Some children handle the disruption better than others; some react right away; some, show the effects after months or years. We tend to prepare for it in emotional terms...grief, attachment. What does it do to their brains though, the wiring, the development, the science of it...forming of sensory, language, behaviors, compulsions. Most families are told when they receive their baby in China, to expect delays and expect to go back to "0" with the child. Imagine that with a 7 yo who has attached to a foster family for 4 years.
As I work to understand and hopefully unlock the veil of autism that "protects" Eliza from our over-stimulated world when it's just too much for her, I'm reminded how our world may seem to Ava-Meiying as she leaves a quieter, simpler world that she's known. Am I anxious and feeling protective? Do I want to minimize the shock to her brain and it's further development? Am I even capable of doing that? Little late to be worrying about this now, eh?
Maybe I need to go back and re-visit my checklist above and just worry about packing a pair of shorts and shirt, my sneakers and have my hand ready to be extended?

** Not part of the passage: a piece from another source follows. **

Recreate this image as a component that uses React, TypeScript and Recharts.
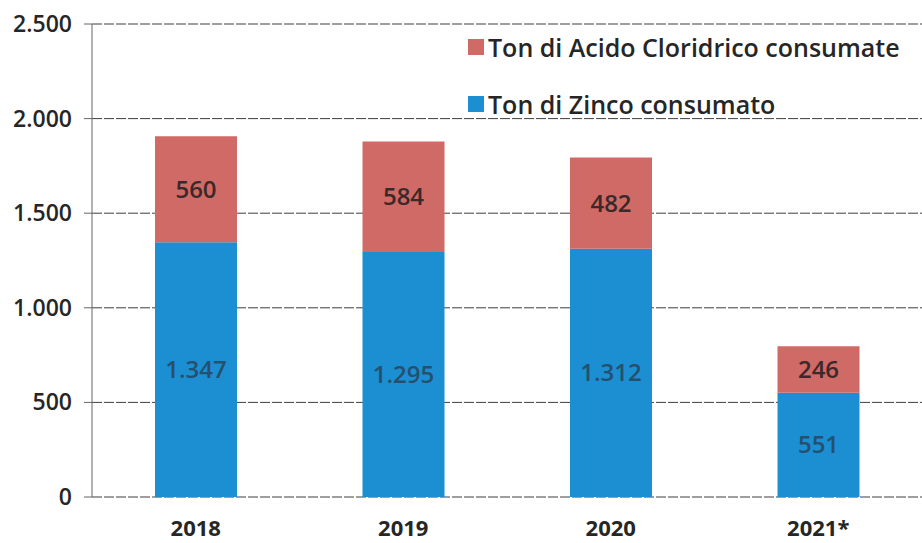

Shucks, maybe I should just have faith and go with the original check list, but include lots of snacks, candy, toys, shopping excursions, all as bribery so that she doesn't mommy-shop for a chinese mama that looks like her or sneak out of the hotel room at night. After all, I was hoping that I'd finally be able to SLEEP SOUNDLY even on those hard-as-rock beds in China, while I enjoy having the bed all to myself, without my 4 yo and snoring husband pushing me to the edge of the bed?!